Eta-expanding the if expressions is required to enable the CPS abstractions used in the sum-type constructors in the then and else branches of the if expression to be shared above the if. This enables the alternate branches of the if expression to meet the context of the if expression once before the if predicate can be determined, instead of many times after.

We can use this stream fusion within functions. Using this definition of sum-range:

(define sum-range (lambda (x y) (sum (take-until (< y) (gen x)))))
This example shows the use of apply-strategy again; selective use of lazy specialization is used in order to prevent the lazy explosion of a partially applied call to sum-gen.

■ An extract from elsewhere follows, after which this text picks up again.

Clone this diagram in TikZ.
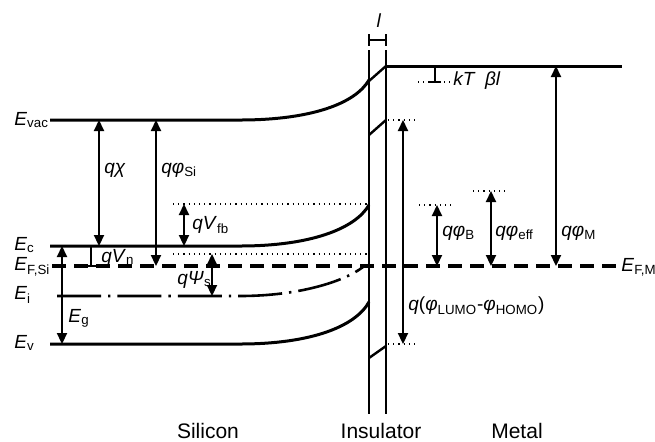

To save the programmer the extra effort of manually performing CPS and eta transformations, an alternative technique is to write an interpreter for a language extended with a case construct. This example shows the use of an interpreter for a language with case written in such a way as to effectively perform CPS transformations for constructors and case patterns, and eta-expansion of if expressions.

In order to perform eta-expansion, the arity of the values present in the interpreter are computed. This requires the initial environment to be extended with the arity of its values. In order to compute the arity lazily, the arity is represented as a list of nulls rather than integers. This makes it possible, for example, to compute the minimum gauranteed arity of recursive variable-arity functions such as eval-abs

The benefit of using this intermediate interpreter technique, is that the programmer gets the benefits of transforming their code into CPS form without having to do this transformation manually. As the example shows, the program is still fused as before.

Future work

Write a generic parser, and specialize it with a grammar for a more structured syntax so that I don't keep having to count parentheses.

Write a type checker to catch more errors early rather than trying to recognise fragments of code in a post-mortem of a failed program.